### What the exercise asks
Copy exactly, and only, the lines below from the first through the one containing "all_p = [p_health, p_deeper, p_against, p_ineff]", both included; pictures are omitted.

### Entries with chart source code
- - - - -
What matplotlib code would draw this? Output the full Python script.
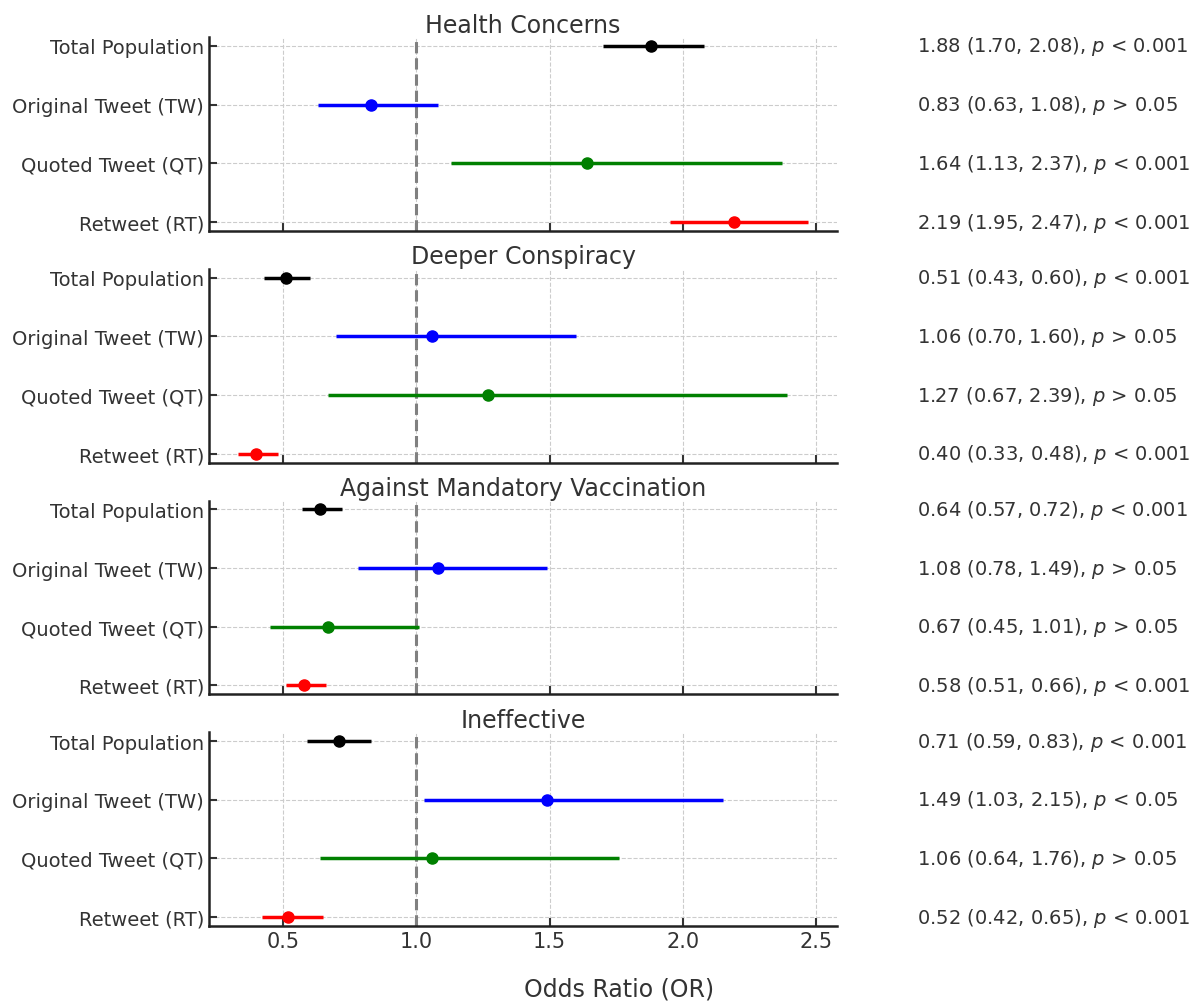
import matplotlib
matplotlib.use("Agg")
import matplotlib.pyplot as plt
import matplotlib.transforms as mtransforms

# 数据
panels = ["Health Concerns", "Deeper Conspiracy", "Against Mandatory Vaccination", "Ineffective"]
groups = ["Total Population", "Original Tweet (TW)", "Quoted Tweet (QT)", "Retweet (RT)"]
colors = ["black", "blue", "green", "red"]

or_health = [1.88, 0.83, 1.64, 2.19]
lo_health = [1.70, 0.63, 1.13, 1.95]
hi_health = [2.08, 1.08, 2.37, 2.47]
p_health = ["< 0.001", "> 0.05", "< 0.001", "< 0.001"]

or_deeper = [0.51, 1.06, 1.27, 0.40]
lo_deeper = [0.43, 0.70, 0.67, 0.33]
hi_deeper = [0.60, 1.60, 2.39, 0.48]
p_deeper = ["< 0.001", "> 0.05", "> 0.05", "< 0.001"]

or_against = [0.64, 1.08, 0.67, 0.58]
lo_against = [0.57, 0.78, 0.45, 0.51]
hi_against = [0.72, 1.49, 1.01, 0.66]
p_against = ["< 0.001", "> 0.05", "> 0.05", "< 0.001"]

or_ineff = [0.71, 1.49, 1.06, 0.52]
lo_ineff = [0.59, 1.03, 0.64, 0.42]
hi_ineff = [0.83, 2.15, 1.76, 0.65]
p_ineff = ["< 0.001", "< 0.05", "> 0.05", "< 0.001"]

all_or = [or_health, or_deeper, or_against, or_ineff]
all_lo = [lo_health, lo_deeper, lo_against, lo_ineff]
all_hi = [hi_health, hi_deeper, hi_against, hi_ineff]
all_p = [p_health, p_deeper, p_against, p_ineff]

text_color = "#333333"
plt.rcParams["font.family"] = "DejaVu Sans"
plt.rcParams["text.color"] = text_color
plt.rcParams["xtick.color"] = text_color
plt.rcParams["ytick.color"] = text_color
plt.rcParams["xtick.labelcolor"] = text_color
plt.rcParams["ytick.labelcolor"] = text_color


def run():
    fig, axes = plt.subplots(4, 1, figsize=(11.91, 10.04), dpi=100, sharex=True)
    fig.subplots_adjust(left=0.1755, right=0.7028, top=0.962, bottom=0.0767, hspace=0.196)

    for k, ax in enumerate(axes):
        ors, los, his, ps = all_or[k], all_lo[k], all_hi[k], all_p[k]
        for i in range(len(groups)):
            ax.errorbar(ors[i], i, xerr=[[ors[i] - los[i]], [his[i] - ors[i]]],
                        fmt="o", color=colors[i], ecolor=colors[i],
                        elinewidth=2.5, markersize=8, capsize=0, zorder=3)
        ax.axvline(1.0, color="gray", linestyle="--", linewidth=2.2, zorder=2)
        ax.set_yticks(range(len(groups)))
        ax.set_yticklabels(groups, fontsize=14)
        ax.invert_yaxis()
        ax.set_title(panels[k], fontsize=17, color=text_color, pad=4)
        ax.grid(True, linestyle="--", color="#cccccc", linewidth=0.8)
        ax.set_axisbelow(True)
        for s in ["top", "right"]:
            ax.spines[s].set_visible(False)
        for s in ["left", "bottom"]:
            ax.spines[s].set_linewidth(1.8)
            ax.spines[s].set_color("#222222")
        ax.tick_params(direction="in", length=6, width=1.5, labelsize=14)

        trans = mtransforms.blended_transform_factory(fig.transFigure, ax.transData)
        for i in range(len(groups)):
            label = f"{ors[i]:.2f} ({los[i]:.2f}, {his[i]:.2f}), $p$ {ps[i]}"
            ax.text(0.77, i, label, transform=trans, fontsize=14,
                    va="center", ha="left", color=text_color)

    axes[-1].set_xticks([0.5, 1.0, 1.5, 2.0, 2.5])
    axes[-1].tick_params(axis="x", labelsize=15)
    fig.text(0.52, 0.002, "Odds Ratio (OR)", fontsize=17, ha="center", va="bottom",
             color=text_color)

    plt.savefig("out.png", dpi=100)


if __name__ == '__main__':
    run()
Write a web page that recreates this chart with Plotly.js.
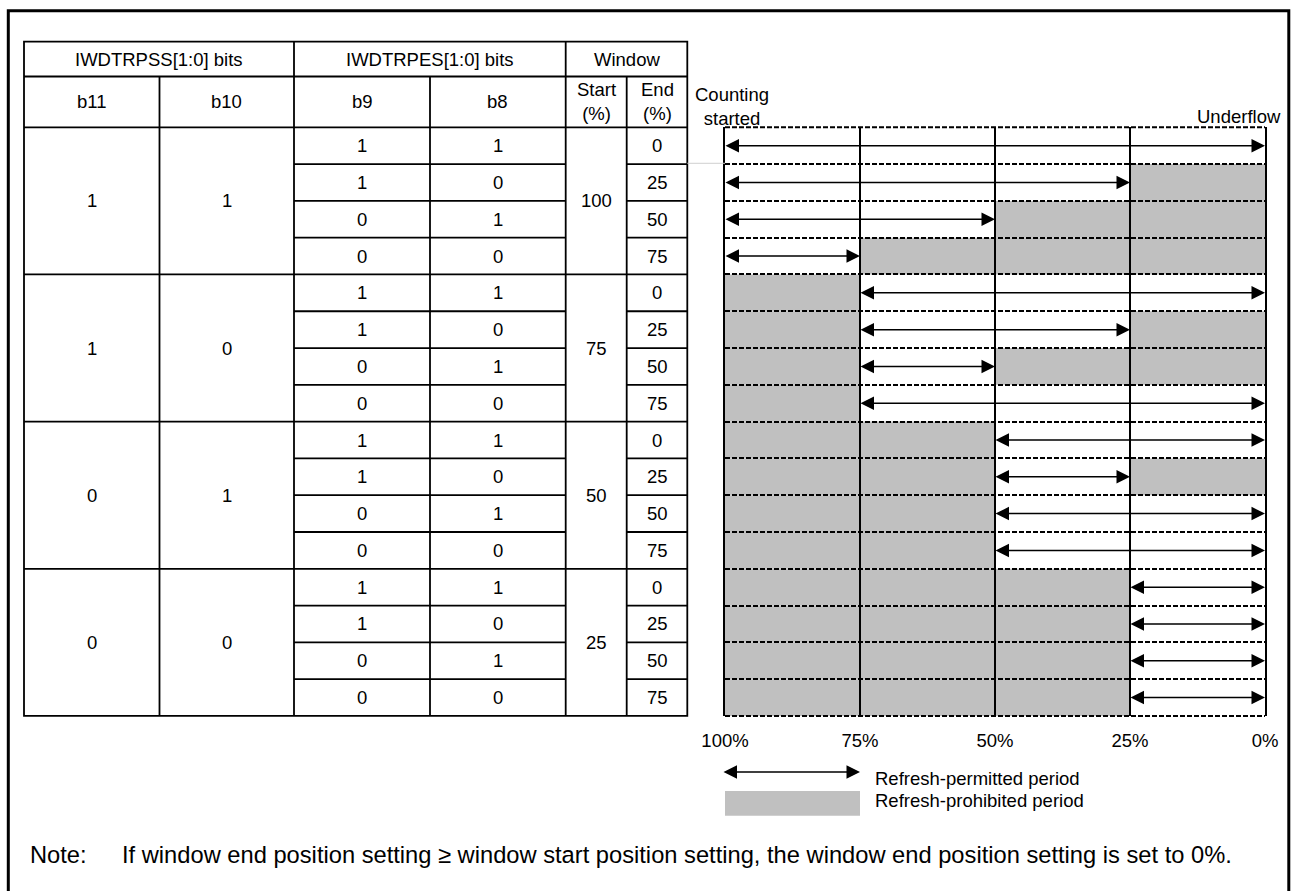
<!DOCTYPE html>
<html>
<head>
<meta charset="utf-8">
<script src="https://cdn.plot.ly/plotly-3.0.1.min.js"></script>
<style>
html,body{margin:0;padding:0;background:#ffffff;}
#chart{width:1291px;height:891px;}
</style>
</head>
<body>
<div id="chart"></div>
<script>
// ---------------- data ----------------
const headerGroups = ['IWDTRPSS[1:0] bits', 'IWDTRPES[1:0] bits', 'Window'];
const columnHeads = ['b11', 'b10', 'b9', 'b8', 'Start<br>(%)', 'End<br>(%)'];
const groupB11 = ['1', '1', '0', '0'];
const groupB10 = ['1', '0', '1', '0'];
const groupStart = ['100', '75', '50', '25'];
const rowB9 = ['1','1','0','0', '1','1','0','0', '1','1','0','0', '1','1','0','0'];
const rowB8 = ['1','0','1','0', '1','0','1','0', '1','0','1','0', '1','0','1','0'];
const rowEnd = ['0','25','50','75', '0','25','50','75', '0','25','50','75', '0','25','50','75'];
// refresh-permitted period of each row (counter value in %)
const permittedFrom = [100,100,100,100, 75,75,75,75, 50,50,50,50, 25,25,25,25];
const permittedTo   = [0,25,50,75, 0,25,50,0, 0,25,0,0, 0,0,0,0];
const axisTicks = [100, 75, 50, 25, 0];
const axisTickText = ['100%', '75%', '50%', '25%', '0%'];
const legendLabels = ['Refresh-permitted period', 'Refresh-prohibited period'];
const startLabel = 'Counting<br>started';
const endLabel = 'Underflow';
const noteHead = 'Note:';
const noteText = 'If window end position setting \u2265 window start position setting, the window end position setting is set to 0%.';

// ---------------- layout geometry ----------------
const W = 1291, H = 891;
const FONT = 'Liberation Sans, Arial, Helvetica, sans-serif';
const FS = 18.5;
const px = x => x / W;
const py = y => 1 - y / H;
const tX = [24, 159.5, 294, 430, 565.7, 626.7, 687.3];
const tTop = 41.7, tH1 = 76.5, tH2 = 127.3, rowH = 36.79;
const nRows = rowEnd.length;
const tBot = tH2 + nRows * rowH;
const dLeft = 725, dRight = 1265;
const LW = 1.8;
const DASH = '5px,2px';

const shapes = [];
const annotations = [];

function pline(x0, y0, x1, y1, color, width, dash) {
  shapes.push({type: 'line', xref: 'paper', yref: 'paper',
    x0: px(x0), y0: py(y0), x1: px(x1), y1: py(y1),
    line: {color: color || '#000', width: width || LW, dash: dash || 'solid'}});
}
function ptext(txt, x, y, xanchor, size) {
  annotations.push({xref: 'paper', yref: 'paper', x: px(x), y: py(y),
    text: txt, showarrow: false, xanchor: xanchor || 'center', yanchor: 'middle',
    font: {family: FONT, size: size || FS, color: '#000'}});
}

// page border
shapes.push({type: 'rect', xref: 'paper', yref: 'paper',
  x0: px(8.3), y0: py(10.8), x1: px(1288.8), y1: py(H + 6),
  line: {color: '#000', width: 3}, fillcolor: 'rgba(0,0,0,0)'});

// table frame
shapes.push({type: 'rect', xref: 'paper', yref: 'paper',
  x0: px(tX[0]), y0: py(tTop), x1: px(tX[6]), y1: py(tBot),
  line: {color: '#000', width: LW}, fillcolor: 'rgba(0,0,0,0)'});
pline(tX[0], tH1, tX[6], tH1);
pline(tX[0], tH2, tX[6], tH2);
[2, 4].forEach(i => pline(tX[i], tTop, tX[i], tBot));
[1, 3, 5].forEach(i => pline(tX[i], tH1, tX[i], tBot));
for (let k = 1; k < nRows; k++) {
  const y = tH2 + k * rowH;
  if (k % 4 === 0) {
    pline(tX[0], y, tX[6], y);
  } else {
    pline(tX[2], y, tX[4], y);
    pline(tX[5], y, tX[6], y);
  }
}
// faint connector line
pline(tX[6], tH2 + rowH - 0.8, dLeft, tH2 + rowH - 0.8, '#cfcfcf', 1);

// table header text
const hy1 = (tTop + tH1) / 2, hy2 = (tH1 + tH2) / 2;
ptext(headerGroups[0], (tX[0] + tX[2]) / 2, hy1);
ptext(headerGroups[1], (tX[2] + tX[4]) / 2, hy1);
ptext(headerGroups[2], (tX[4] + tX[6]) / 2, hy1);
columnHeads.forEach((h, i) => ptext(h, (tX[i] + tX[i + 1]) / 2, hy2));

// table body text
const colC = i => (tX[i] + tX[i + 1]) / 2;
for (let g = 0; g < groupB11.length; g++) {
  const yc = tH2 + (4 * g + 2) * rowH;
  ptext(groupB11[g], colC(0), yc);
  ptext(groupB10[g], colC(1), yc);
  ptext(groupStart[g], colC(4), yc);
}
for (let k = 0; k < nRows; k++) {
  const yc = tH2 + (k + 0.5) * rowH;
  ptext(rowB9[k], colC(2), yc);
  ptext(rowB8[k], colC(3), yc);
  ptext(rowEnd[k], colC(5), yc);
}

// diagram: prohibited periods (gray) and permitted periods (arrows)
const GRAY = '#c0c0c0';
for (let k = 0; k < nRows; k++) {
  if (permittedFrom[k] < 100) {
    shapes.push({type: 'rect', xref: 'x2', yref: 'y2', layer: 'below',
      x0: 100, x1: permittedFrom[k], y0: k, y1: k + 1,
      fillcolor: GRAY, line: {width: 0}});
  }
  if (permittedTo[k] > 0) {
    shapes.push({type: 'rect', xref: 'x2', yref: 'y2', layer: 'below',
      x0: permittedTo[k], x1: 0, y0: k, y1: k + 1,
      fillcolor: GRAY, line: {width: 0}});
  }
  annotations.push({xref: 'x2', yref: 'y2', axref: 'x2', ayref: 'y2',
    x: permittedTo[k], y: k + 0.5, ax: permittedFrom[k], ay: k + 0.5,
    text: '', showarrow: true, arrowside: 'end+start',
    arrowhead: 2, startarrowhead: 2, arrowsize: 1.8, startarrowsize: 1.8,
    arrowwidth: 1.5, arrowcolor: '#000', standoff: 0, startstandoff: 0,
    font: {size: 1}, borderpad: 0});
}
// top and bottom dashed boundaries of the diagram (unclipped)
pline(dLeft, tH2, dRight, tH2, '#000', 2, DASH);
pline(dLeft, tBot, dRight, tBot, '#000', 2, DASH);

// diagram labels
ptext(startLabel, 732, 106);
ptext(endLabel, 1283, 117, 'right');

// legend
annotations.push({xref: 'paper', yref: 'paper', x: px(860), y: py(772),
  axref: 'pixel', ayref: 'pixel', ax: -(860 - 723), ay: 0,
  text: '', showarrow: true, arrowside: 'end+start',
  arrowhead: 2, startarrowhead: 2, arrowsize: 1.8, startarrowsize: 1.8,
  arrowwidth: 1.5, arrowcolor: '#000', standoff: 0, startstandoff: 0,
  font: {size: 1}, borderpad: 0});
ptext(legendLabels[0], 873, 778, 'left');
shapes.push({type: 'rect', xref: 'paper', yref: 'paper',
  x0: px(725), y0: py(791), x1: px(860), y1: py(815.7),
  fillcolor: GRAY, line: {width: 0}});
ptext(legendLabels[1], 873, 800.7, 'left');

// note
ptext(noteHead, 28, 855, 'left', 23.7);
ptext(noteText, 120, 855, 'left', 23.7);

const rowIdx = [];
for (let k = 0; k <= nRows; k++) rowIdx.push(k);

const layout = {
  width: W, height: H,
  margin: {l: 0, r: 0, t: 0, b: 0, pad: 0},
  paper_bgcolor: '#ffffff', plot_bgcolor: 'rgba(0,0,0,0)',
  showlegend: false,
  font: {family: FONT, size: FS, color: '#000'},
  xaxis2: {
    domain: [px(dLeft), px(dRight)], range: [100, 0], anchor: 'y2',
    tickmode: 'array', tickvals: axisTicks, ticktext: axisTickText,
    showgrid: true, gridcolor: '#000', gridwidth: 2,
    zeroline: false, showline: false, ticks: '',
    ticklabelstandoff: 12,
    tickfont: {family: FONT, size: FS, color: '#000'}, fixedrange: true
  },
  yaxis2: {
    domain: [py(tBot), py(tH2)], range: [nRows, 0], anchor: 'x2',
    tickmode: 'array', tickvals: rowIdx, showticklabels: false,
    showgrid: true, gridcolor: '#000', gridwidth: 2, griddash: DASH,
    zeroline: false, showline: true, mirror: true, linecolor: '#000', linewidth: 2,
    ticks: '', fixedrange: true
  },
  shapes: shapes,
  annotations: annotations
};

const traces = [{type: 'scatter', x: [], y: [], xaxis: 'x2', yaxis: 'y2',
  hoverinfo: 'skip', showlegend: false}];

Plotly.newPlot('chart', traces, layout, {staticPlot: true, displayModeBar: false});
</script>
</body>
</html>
- - - - -
### Full solution
What matplotlib code would draw this? Output the full Python script.
import matplotlib
matplotlib.use("Agg")
import matplotlib.pyplot as plt
import matplotlib.transforms as mtransforms

# 数据
panels = ["Health Concerns", "Deeper Conspiracy", "Against Mandatory Vaccination", "Ineffective"]
groups = ["Total Population", "Original Tweet (TW)", "Quoted Tweet (QT)", "Retweet (RT)"]
colors = ["black", "blue", "green", "red"]

or_health = [1.88, 0.83, 1.64, 2.19]
lo_health = [1.70, 0.63, 1.13, 1.95]
hi_health = [2.08, 1.08, 2.37, 2.47]
p_health = ["< 0.001", "> 0.05", "< 0.001", "< 0.001"]

or_deeper = [0.51, 1.06, 1.27, 0.40]
lo_deeper = [0.43, 0.70, 0.67, 0.33]
hi_deeper = [0.60, 1.60, 2.39, 0.48]
p_deeper = ["< 0.001", "> 0.05", "> 0.05", "< 0.001"]

or_against = [0.64, 1.08, 0.67, 0.58]
lo_against = [0.57, 0.78, 0.45, 0.51]
hi_against = [0.72, 1.49, 1.01, 0.66]
p_against = ["< 0.001", "> 0.05", "> 0.05", "< 0.001"]

or_ineff = [0.71, 1.49, 1.06, 0.52]
lo_ineff = [0.59, 1.03, 0.64, 0.42]
hi_ineff = [0.83, 2.15, 1.76, 0.65]
p_ineff = ["< 0.001", "< 0.05", "> 0.05", "< 0.001"]

all_or = [or_health, or_deeper, or_against, or_ineff]
all_lo = [lo_health, lo_deeper, lo_against, lo_ineff]
all_hi = [hi_health, hi_deeper, hi_against, hi_ineff]
all_p = [p_health, p_deeper, p_against, p_ineff]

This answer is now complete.